Die altmeisterliche Patina, die über den Bildern von Roger Deakins
liegt, kann nicht darüber hinweg täuschen, dass unter allen
Oberflächen der Irrsinn ebenso wie die vertraute Coensche Tollheit lauert.
Ja, sie liegt gerade in den Bildern offen zu Tage, denen man sie nur auf
den ersten Blick nicht recht zutraut. Beinahe ins Lynch-Universum hinüber
spielt etwa die Ufo-Geschichte der Witwe Nirdlinger, die ungerührt fort-
und fortgesponnen wird bis zu einer Beinahe-Erlösung Cranes, die von
nicht sehr ferne an Fritz Langs Gehetzt erinnert. Selbst formale Spielereien
der großartigen, aber definitiv wahnsinnigen Sorte erlaubt sich Joel
Coen, in der metaphorischen Überblendung einer Radkappe, die erst in
wilder Kamerafahrt verfolgt, dann aber zum Ufo, dann zur Stirnlampe eines
Arztes wird. Oder die herrlichen Licht-Gitterstäbe, hinter denen
Riedenschneider seine juristische Heisenberg-Variante entwickelt.

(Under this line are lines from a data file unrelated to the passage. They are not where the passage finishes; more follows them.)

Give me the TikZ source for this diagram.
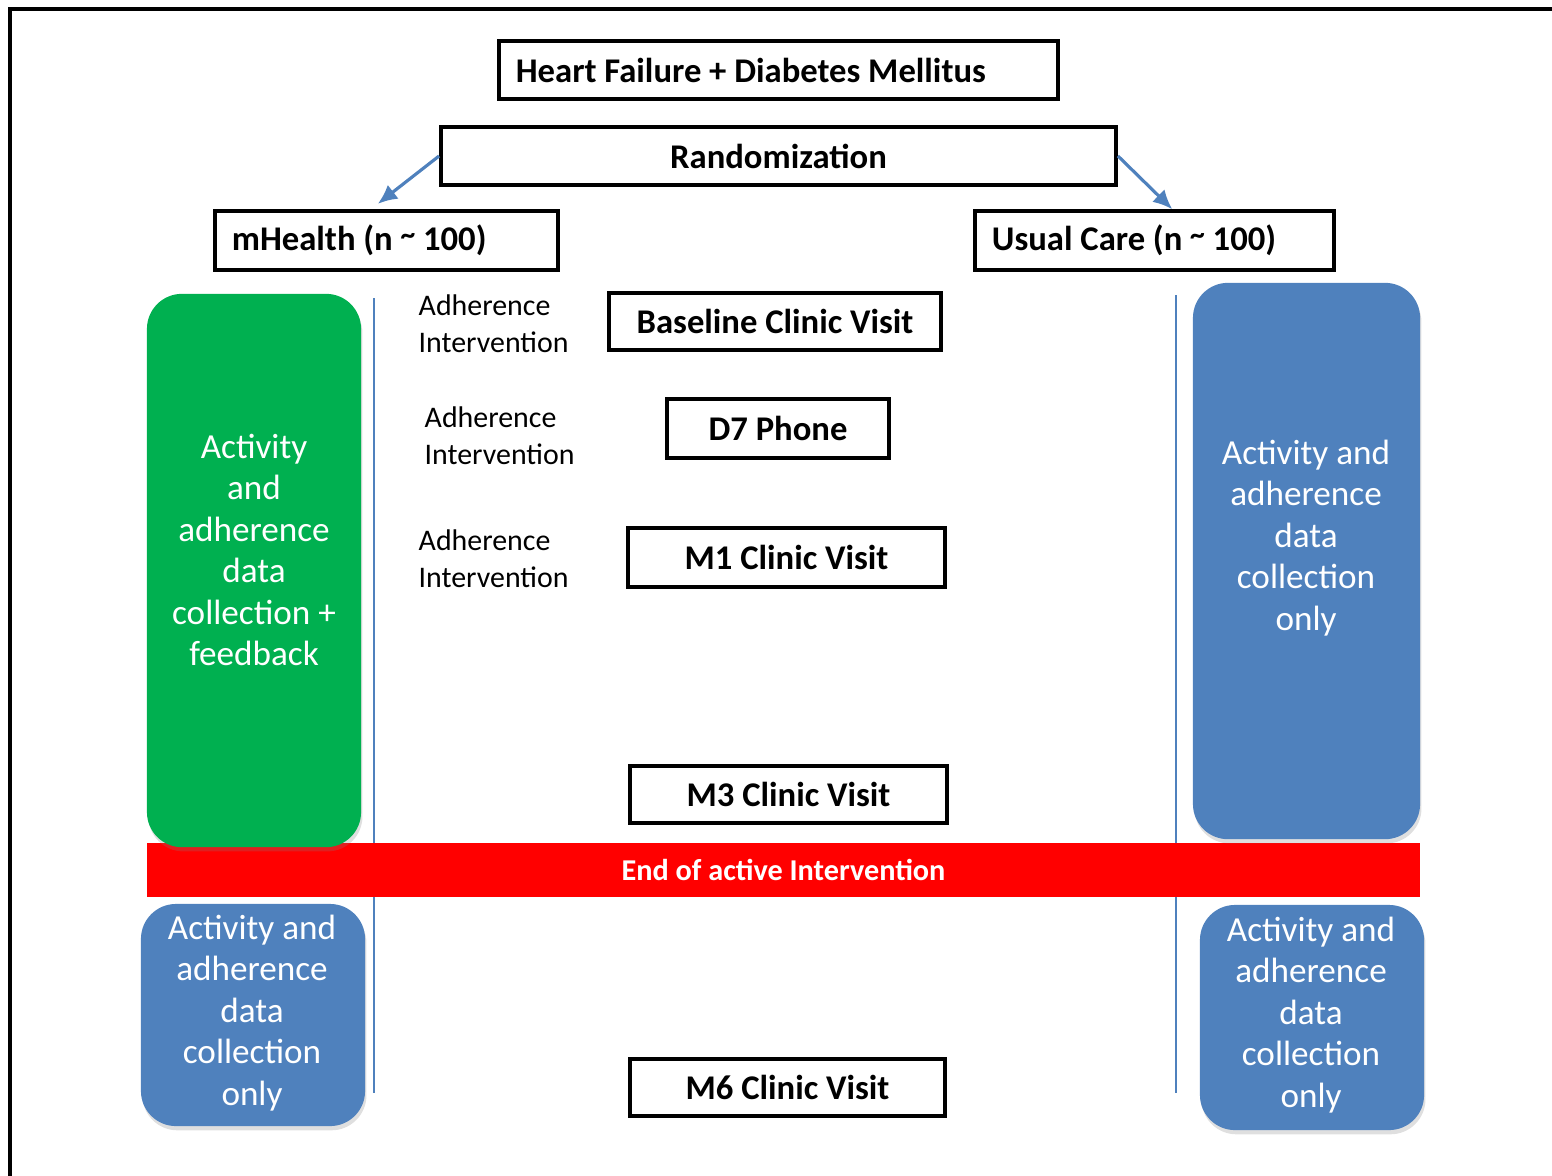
\documentclass[tikz,border=0pt]{standalone}
\usepackage{fontspec}
\setmainfont{Carlito}
\usetikzlibrary{calc}
\usetikzlibrary{positioning,arrows.meta,shadows}

\definecolor{armblue}{RGB}{79,129,189}
\definecolor{armgreen}{RGB}{0,176,80}
\newcommand{\approxsign}{\raisebox{0.18em}{\scalebox{0.85}{\textasciitilde}}}

\begin{document}
\begin{tikzpicture}[
        x=0.01cm, y=-0.01cm,
        BoxCfg/.style={
            draw,
            line width=1pt,
            inner sep=0pt,
            font=\fontsize{9.85}{12}\selectfont\bfseries
        },
        LeftBoxCfg/.style={BoxCfg, align=flush left, inner xsep=0.17cm},
        PillCfg/.style={
            rounded corners=0.35cm,
            inner sep=0pt,
            drop shadow={opacity=0.25, shadow xshift=0.4pt, shadow yshift=-1.2pt}
        },
        WhiteTxt/.style={text=white, align=center, font=\fontsize{10}{11.8}\selectfont},
        NoteTxt/.style={anchor=west, align=left, inner sep=0pt, font=\fontsize{8.5}{10.5}\selectfont},
        ArrowCfg/.style={draw=armblue, line width=0.9pt, -{Latex[length=5.5pt,width=5pt]}},
        TimeLine/.style={draw=armblue, line width=0.8pt}
    ]

    \useasboundingbox (0,0) rectangle (1552,1175);
    \clip (0,0) rectangle (1552,1175);

    % outer frame
    \draw[line width=1.2pt] (1600,9)coordinate (FR)--(10,9)coordinate (FC)--(10,1230)coordinate (FB);

    % top boxes
    \node[LeftBoxCfg, text width=5.25cm, minimum height=0.58cm] (hfdm) at (778.5,70) {Heart Failure + Diabetes Mellitus};
    \node[BoxCfg, minimum width=6.75cm, minimum height=0.58cm] (rand) at (778.5,156) {Randomization};
    \node[LeftBoxCfg, text width=3.09cm, minimum height=0.59cm] (mh) at (386.5,240.5) {mHealth (n \approxsign{} 100)};
    \node[LeftBoxCfg, text width=3.25cm, minimum height=0.59cm] (uc) at (1154.5,240.5) {Usual Care (n \approxsign{} 100)};

    \draw[ArrowCfg, shorten >=2.5pt] (rand.west)--($(mh.north west)!0.455!(mh.north east)$);
    \draw[ArrowCfg] (rand.east)--($(uc.north west)!0.549!(uc.north east)$);

    % time lines
    \draw[TimeLine] (374,298)coordinate (LT)--(374,1093)coordinate (LB);
    \draw[TimeLine] (1176,295)coordinate (RT)--(1176,1093)coordinate (RB);

    % visits
    \node[BoxCfg, minimum width=3.32cm, minimum height=0.57cm] (base) at (775,321.5) {Baseline Clinic Visit};
    \node[BoxCfg, minimum width=2.22cm, minimum height=0.59cm] (d7) at (778,428.5) {D7 Phone};
    \node[BoxCfg, minimum width=3.17cm, minimum height=0.59cm] (m1) at (786.5,557.5) {M1 Clinic Visit};
    \node[BoxCfg, minimum width=3.17cm, minimum height=0.57cm] (m3) at (788.5,794.5) {M3 Clinic Visit};
    \node[BoxCfg, minimum width=3.15cm, minimum height=0.57cm] (m6) at (787.5,1087.5) {M6 Clinic Visit};

    \node[NoteTxt] (ai1) at (418,323.5) {Adherence\\Intervention};
    \node[NoteTxt] (ai2) at (424,435.5) {Adherence\\Intervention};
    \node[NoteTxt] (ai3) at (418,558.5) {Adherence\\Intervention};

    % end of intervention
    \node[fill=red, minimum width=12.73cm, minimum height=0.54cm, inner sep=0pt,
          text=white, font=\fontsize{8.6}{10}\selectfont\bfseries] (eoi) at (783.5,870) {End of active Intervention};

    % arms
    \node[PillCfg, fill=armgreen, minimum width=2.14cm, minimum height=5.53cm] (mhPill) at (254,570.5) {};
    \node[WhiteTxt] (mhPillTxt) at (254,550) {Activity\\and\\adherence\\data\\collection +\\feedback};

    \node[PillCfg, fill=armblue, minimum width=2.27cm, minimum height=5.56cm] (ucPill) at (1306.5,561) {};
    \node[WhiteTxt] (ucPillTxt) at (1306,538) {Activity and\\adherence\\data\\collection\\only};

    \node[PillCfg, fill=armblue, minimum width=2.24cm, minimum height=2.22cm] (mhPost) at (253,1015) {};
    \node[WhiteTxt] (mhPostTxt) at (252,1013) {Activity and\\adherence\\data\\collection\\only};

    \node[PillCfg, fill=armblue, minimum width=2.24cm, minimum height=2.25cm] (ucPost) at (1312,1017.5) {};
    \node[WhiteTxt] (ucPostTxt) at (1311,1015) {Activity and\\adherence\\data\\collection\\only};

\end{tikzpicture}
\end{document}
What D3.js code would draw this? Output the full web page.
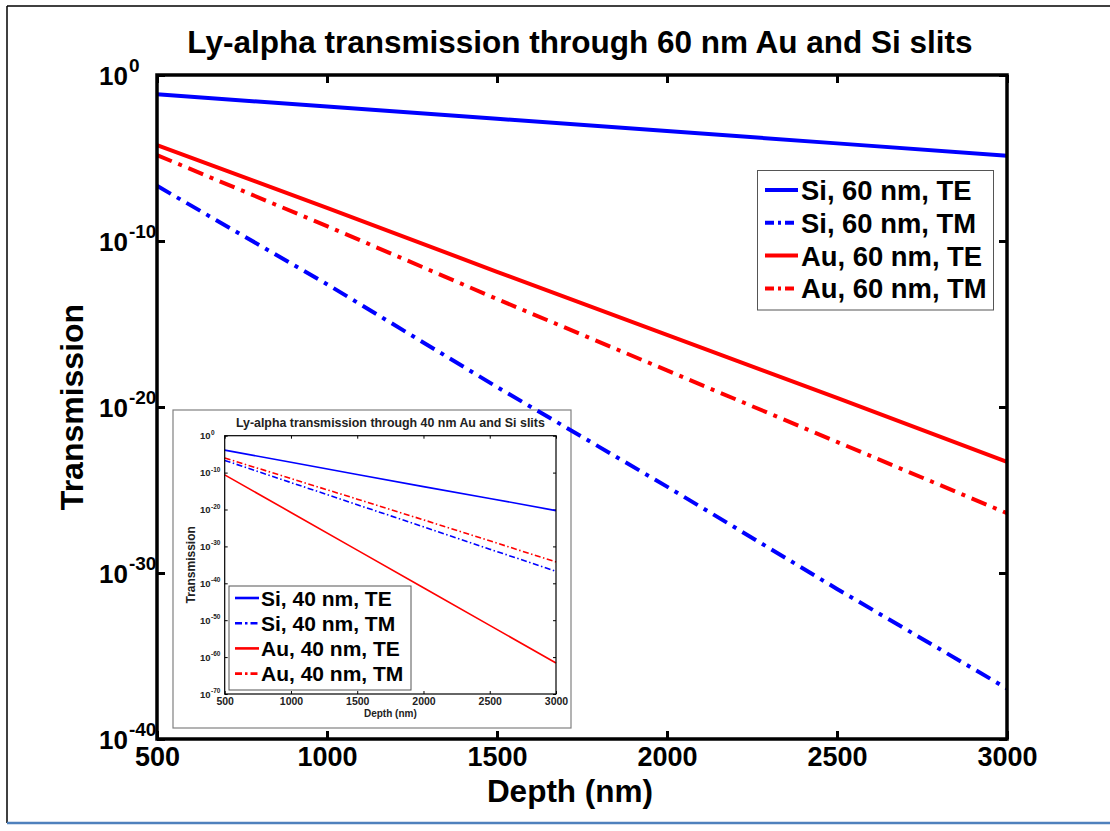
<!DOCTYPE html>
<html>
<head>
<meta charset="utf-8">
<script src="https://cdn.jsdelivr.net/npm/d3@7"></script>
<style>
  html, body { margin: 0; padding: 0; background: #fff; }
  svg text { font-family: "Liberation Sans", Arial, Helvetica, sans-serif; font-weight: bold; }
</style>
</head>
<body>
<svg id="chart" width="1110" height="831"></svg>
<script>
// Depth axis (nm), shared by both panels
const depth = [500, 1000, 1500, 2000, 2500, 3000];

// 60 nm slits (main panel), transmission
const siTE60 = [6.9e-2, 1.26e-2, 2.3e-3, 4.2e-4, 7.6e-5, 1.38e-5];
const siTM60 = [2.1e-7, 2.5e-13, 1.6e-19, 1.6e-25, 1.1e-31, 1.1e-37];
const auTE60 = [6.0e-5, 1.0e-8, 1.4e-12, 2.2e-16, 3.5e-20, 5.0e-24];
const auTM60 = [1.5e-5, 7.9e-10, 3.2e-14, 1.6e-18, 7.9e-23, 4.0e-27];

// 40 nm slits (inset panel), transmission
const siTE40 = [1.26e-4, 6.3e-8, 3.2e-11, 1.6e-14, 1.0e-17, 5.0e-21];
const siTM40 = [2.0e-7, 2.0e-13, 2.0e-19, 2.0e-25, 1.8e-31, 1.8e-37];
const auTE40 = [2.5e-11, 1.6e-21, 1.0e-31, 6.3e-42, 4.0e-52, 2.5e-62];
const auTM40 = [8.9e-7, 2.5e-12, 6.3e-18, 1.6e-23, 3.2e-29, 6.3e-35];

// Tick labels
const xTicks = [500, 1000, 1500, 2000, 2500, 3000];
const yExpMain = [0, -10, -20, -30, -40];
const yExpInset = [0, -10, -20, -30, -40, -50, -60, -70];

const labels60 = ["Si, 60 nm, TE", "Si, 60 nm, TM", "Au, 60 nm, TE", "Au, 60 nm, TM"];
const labels40 = ["Si, 40 nm, TE", "Si, 40 nm, TM", "Au, 40 nm, TE", "Au, 40 nm, TM"];
const colors = ["#0000ff", "#0000ff", "#ff0000", "#ff0000"];
const dashed = [false, true, false, true];

const svg = d3.select("#chart");
const fmt = d3.format("d");

// page frame
svg.append("line").attr("x1", 7).attr("x2", 1110).attr("y1", 6).attr("y2", 6)
  .attr("stroke", "#000").attr("stroke-width", 1.5);
svg.append("line").attr("x1", 7).attr("x2", 7).attr("y1", 6).attr("y2", 823)
  .attr("stroke", "#000").attr("stroke-width", 1.5);
svg.append("line").attr("x1", 7).attr("x2", 1110).attr("y1", 823).attr("y2", 823)
  .attr("stroke", "#4f81bd").attr("stroke-width", 2.5);

// ---------- main panel ----------
const L = 157, R = 1007, T = 75, B = 739;
const x = d3.scaleLinear().domain([500, 3000]).range([L, R]);
const y = d3.scaleLog().domain([1e-40, 1]).range([B, T]);

function series(vals) { return depth.map((d, i) => [d, vals[i]]); }
const main = [siTE60, siTM60, auTE60, auTM60].map(series);
const inset = [siTE40, siTM40, auTE40, auTM40].map(series);

svg.append("text").attr("x", 580).attr("y", 53).attr("text-anchor", "middle")
  .attr("font-size", 31.5).text("Ly-alpha transmission through 60 nm Au and Si slits");

// axes (inward ticks on all four sides)
const tickStyle = g => {
  g.select(".domain").remove();
  g.selectAll(".tick line").attr("stroke", "#000").attr("stroke-width", 3);
};
svg.append("g").attr("transform", `translate(0,${B})`)
  .call(d3.axisBottom(x).tickValues(xTicks).tickFormat(fmt).tickSizeInner(-8).tickSizeOuter(0).tickPadding(8))
  .call(tickStyle)
  .call(g => g.selectAll("text").attr("font-size", 27).attr("fill", "#000")
    .style("font-family", '"Liberation Sans", Arial, sans-serif').style("font-weight", "bold"));
svg.append("g").attr("transform", `translate(0,${T})`)
  .call(d3.axisTop(x).tickValues(xTicks).tickSizeInner(-8).tickSizeOuter(0).tickFormat(""))
  .call(tickStyle);
const yTickVals = yExpMain.map(e => Math.pow(10, e));
svg.append("g").attr("transform", `translate(${L},0)`)
  .call(d3.axisLeft(y).tickValues(yTickVals).tickSizeInner(-8).tickSizeOuter(0).tickFormat(""))
  .call(tickStyle);
svg.append("g").attr("transform", `translate(${R},0)`)
  .call(d3.axisRight(y).tickValues(yTickVals).tickSizeInner(-8).tickSizeOuter(0).tickFormat(""))
  .call(tickStyle);

// power-of-ten labels
yExpMain.forEach(e => {
  const t = svg.append("text").attr("x", 99).attr("y", y(Math.pow(10, e)) + 10).attr("fill", "#000");
  t.append("tspan").attr("font-size", 26).text("10");
  t.append("tspan").attr("font-size", 19).attr("dy", -13).attr("dx", 1).text(String(e));
});

svg.append("text").attr("x", (L + R) / 2 - 12).attr("y", 802).attr("text-anchor", "middle")
  .attr("font-size", 31.5).text("Depth (nm)");
svg.append("text").attr("transform", `translate(83,${(T + B) / 2}) rotate(-90)`)
  .attr("text-anchor", "middle").attr("font-size", 32).text("Transmission");

// ---------- inset panel (40 nm) ----------
const ig = svg.append("g");
ig.append("rect").attr("x", 173).attr("y", 410).attr("width", 398).attr("height", 318)
  .attr("fill", "#fff").attr("stroke", "#808080").attr("stroke-width", 1.2);
const iL = 224.7, iR = 556, iT = 435.7, iB = 694;
const ix = d3.scaleLinear().domain([500, 3000]).range([iL, iR]);
const iy = d3.scaleLog().domain([1e-70, 1]).range([iB, iT]);
const iTickStyle = g => {
  g.select(".domain").remove();
  g.selectAll(".tick line").attr("stroke", "#000").attr("stroke-width", 1);
};
ig.append("g").attr("transform", `translate(0,${iB})`)
  .call(d3.axisBottom(ix).tickValues(xTicks).tickFormat(fmt).tickSizeInner(-3).tickSizeOuter(0).tickPadding(4))
  .call(iTickStyle)
  .call(g => g.selectAll("text").attr("font-size", 10.5).attr("fill", "#222")
    .style("font-family", '"Liberation Sans", Arial, sans-serif').style("font-weight", "bold"));
ig.append("g").attr("transform", `translate(0,${iT})`)
  .call(d3.axisTop(ix).tickValues(xTicks).tickSizeInner(-3).tickSizeOuter(0).tickFormat(""))
  .call(iTickStyle);
const iyTickVals = yExpInset.map(e => Math.pow(10, e));
ig.append("g").attr("transform", `translate(${iL},0)`)
  .call(d3.axisLeft(iy).tickValues(iyTickVals).tickSizeInner(-3).tickSizeOuter(0).tickFormat(""))
  .call(iTickStyle);
ig.append("g").attr("transform", `translate(${iR},0)`)
  .call(d3.axisRight(iy).tickValues(iyTickVals).tickSizeInner(-3).tickSizeOuter(0).tickFormat(""))
  .call(iTickStyle);
yExpInset.forEach(e => {
  const t = ig.append("text").attr("x", 200).attr("y", iy(Math.pow(10, e)) + 3.5).attr("fill", "#222");
  t.append("tspan").attr("font-size", 9.5).text("10");
  t.append("tspan").attr("font-size", 6.5).attr("dy", -4.5).attr("dx", 0.5).text(String(e));
});

const iline = d3.line().x(d => ix(d[0])).y(d => iy(d[1]));
inset.forEach((s, i) => {
  ig.append("path").attr("d", iline(s)).attr("fill", "none")
    .attr("stroke", colors[i]).attr("stroke-width", 1.6)
    .attr("stroke-dasharray", dashed[i] ? "6,2.5,1.5,2.5" : null);
});
ig.append("rect").attr("x", iL).attr("y", iT).attr("width", iR - iL).attr("height", iB - iT)
  .attr("fill", "none").attr("stroke", "#000").attr("stroke-width", 1.2);

ig.append("text").attr("x", (iL + iR) / 2).attr("y", 426.5).attr("text-anchor", "middle")
  .attr("font-size", 12.4).attr("fill", "#222").text("Ly-alpha transmission through 40 nm Au and Si slits");
ig.append("text").attr("x", (iL + iR) / 2).attr("y", 717).attr("text-anchor", "middle")
  .attr("font-size", 10).attr("fill", "#222").text("Depth (nm)");
ig.append("text").attr("transform", `translate(195,${(iT + iB) / 2}) rotate(-90)`)
  .attr("text-anchor", "middle").attr("font-size", 12).attr("fill", "#222").text("Transmission");

// inset legend
const ilg = ig.append("g");
ilg.append("rect").attr("x", 229).attr("y", 586).attr("width", 182).attr("height", 104)
  .attr("fill", "#fff").attr("stroke", "#555").attr("stroke-width", 1);
labels40.forEach((lab, i) => {
  const cy = 598 + i * 25.2;
  ilg.append("line").attr("x1", 235).attr("x2", 259).attr("y1", cy).attr("y2", cy)
    .attr("stroke", colors[i]).attr("stroke-width", 2.6)
    .attr("stroke-dasharray", dashed[i] ? "7,3,2.5,3" : null);
  ilg.append("text").attr("x", 261).attr("y", cy + 7.5).attr("font-size", 21).attr("fill", "#000").text(lab);
});

// ---------- main curves ----------
const line = d3.line().x(d => x(d[0])).y(d => y(d[1]));
main.forEach((s, i) => {
  svg.append("path").attr("d", line(s)).attr("fill", "none")
    .attr("stroke", colors[i]).attr("stroke-width", 4)
    .attr("stroke-dasharray", dashed[i] ? "16,7,4,7" : null);
});

// main frame
svg.append("rect").attr("x", L).attr("y", T).attr("width", R - L).attr("height", B - T)
  .attr("fill", "none").attr("stroke", "#000").attr("stroke-width", 3.5);

// main legend
const lg = svg.append("g");
lg.append("rect").attr("x", 757.5).attr("y", 170.5).attr("width", 236).attr("height", 139.5)
  .attr("fill", "#fff").attr("stroke", "#555").attr("stroke-width", 1);
labels60.forEach((lab, i) => {
  const cy = 190 + i * 32.8;
  lg.append("line").attr("x1", 765).attr("x2", 798).attr("y1", cy).attr("y2", cy)
    .attr("stroke", colors[i]).attr("stroke-width", 4)
    .attr("stroke-dasharray", dashed[i] ? "9,4,3,4" : null);
  lg.append("text").attr("x", 801).attr("y", cy + 10).attr("font-size", 27.4).attr("fill", "#000").text(lab);
});
</script>
</body>
</html>
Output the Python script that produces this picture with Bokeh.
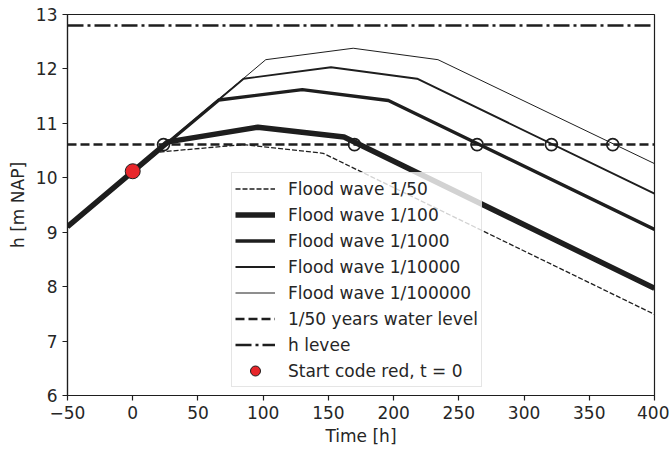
from bokeh.plotting import figure
from bokeh.models import FixedTicker, Legend, LegendItem, Range1d
from bokeh.embed import file_html
from bokeh.resources import INLINE

# ---- data ----
w50_t = [-50, 19, 85, 146, 400]
w50_h = [9.10, 10.47, 10.61, 10.45, 7.49]
w100_t = [-50, 27, 96, 162, 400]
w100_h = [9.10, 10.66, 10.93, 10.75, 7.97]
w1000_t = [-50, 66, 130, 196, 400]
w1000_h = [9.10, 11.43, 11.62, 11.42, 9.05]
w10000_t = [-50, 85, 152, 218, 400]
w10000_h = [9.10, 11.82, 12.03, 11.82, 9.71]
w100000_t = [-50, 102, 169, 234, 400]
w100000_h = [9.10, 12.17, 12.38, 12.17, 10.26]
level_50 = 10.61
h_levee = 12.80
cross_t = [23.6, 170, 264, 321, 368]
start_t = [0]
start_h = [10.12]
x_ticks = [-50, 0, 50, 100, 150, 200, 250, 300, 350, 400]
y_ticks = [6, 7, 8, 9, 10, 11, 12, 13]

FONT = "DejaVu Sans"
INK = "#1e1e1e"
TXT = "#262626"

p = figure(width=669, height=453, output_backend="svg", toolbar_location=None,
           x_range=Range1d(-50, 400), y_range=Range1d(6, 13),
           min_border_left=67, min_border_right=15, min_border_top=14, min_border_bottom=58)

p.xgrid.visible = False
p.ygrid.visible = False
p.outline_line_color = INK
p.outline_line_width = 1.2
p.background_fill_color = "white"
p.border_fill_color = "white"

for ax in (p.xaxis[0], p.yaxis[0]):
    ax.axis_line_color = INK
    ax.axis_line_width = 1.2
    ax.major_tick_line_color = INK
    ax.major_tick_line_width = 1.2
    ax.major_tick_out = 5
    ax.major_tick_in = 0
    ax.minor_tick_line_color = None
    ax.major_label_text_font = FONT
    ax.major_label_text_font_size = "17px"
    ax.major_label_text_color = TXT
    ax.axis_label_text_font = FONT
    ax.axis_label_text_font_size = "17px"
    ax.axis_label_text_font_style = "normal"
    ax.axis_label_text_color = TXT
    ax.major_label_standoff = 5

p.xaxis.ticker = FixedTicker(ticks=x_ticks)
p.yaxis.ticker = FixedTicker(ticks=y_ticks)
p.xaxis.major_label_overrides = {-50: "\u221250"}
p.xaxis.axis_label = "Time [h]"
p.yaxis.axis_label = "h [m NAP]"
p.xaxis.axis_label_standoff = 4
p.yaxis.axis_label_standoff = 5

r50 = p.line(w50_t, w50_h, line_color=INK, line_width=1.3, line_dash="5 2")
r100 = p.line(w100_t, w100_h, line_color=INK, line_width=5.5)
r1000 = p.line(w1000_t, w1000_h, line_color=INK, line_width=3.4)
r10000 = p.line(w10000_t, w10000_h, line_color=INK, line_width=1.9)
r100000 = p.line(w100000_t, w100000_h, line_color=INK, line_width=1.0)

rlev = p.line([-50, 400], [level_50, level_50], line_color=INK, line_width=2.5, line_dash="9 4")
rlevee = p.line([-50, 400], [h_levee, h_levee], line_color=INK, line_width=2.5, line_dash="16 4 3 4")

p.scatter(cross_t, [level_50] * len(cross_t), size=12, fill_color=None,
          line_color=INK, line_width=1.6)
rstart = p.scatter(start_t, start_h, size=15, fill_color="#e8262b", line_color=INK, line_width=1)

legend = Legend(items=[
    LegendItem(label="Flood wave 1/50", renderers=[r50]),
    LegendItem(label="Flood wave 1/100", renderers=[r100]),
    LegendItem(label="Flood wave 1/1000", renderers=[r1000]),
    LegendItem(label="Flood wave 1/10000", renderers=[r10000]),
    LegendItem(label="Flood wave 1/100000", renderers=[r100000]),
    LegendItem(label="1/50 years water level", renderers=[rlev]),
    LegendItem(label="h levee", renderers=[rlevee]),
    LegendItem(label="Start code red, t = 0", renderers=[rstart]),
], location=(164, 8))
legend.label_text_font = FONT
legend.label_text_font_size = "17px"
legend.label_text_color = TXT
legend.glyph_width = 40
legend.glyph_height = 25
legend.label_height = 25
legend.label_standoff = 13
legend.spacing = 1
legend.padding = 3
legend.margin = 0
legend.border_line_color = "#cccccc"
legend.border_line_width = 1
legend.background_fill_color = "white"
legend.background_fill_alpha = 0.8
p.add_layout(legend, "center")

open("out.html", "w").write(file_html(p, INLINE))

Der Eindruck, dass es sich bei The Man Who Wasn't There um
ein bloßes Noir-Pastiche handelt, verflüchtigt sich so auf den
zweiten Blick. Die Coens erfüllen, beinahe mühelos, die Konventionen
und drehen sie dann stets eine Spirale weiter: der Anti-Held ist schweigsamer
und unbeteiligter als noch der traurigste Antiheld der Genre-Geschichte,
dazu nun ausgerechnet Friseur (der sich philosophische Gedanken über
das Wachstum der Haare macht). Der schmierige Geschäftsmann und
Betrüger Tolliver, der erpresste Kaufhausleiter Nirdlinger, seine Frau,
die gelegentlich auftretenden Detectives: alles reine Coen-Figuren, wie zuhause
im Pastiche des Klassischen. Mit The Man Who Wasn't There bringen
die Coens es fertig, einen Klassiker eines Genres zu drehen, der diesem
eigentlich nur scheinbar angehört. Sie erfüllen die Konvention
und führen sie ad absurdum, ohne sie zu brechen. Sie bleiben, wie in
allen ihren subversiven Anverwandlungen, sie selbst.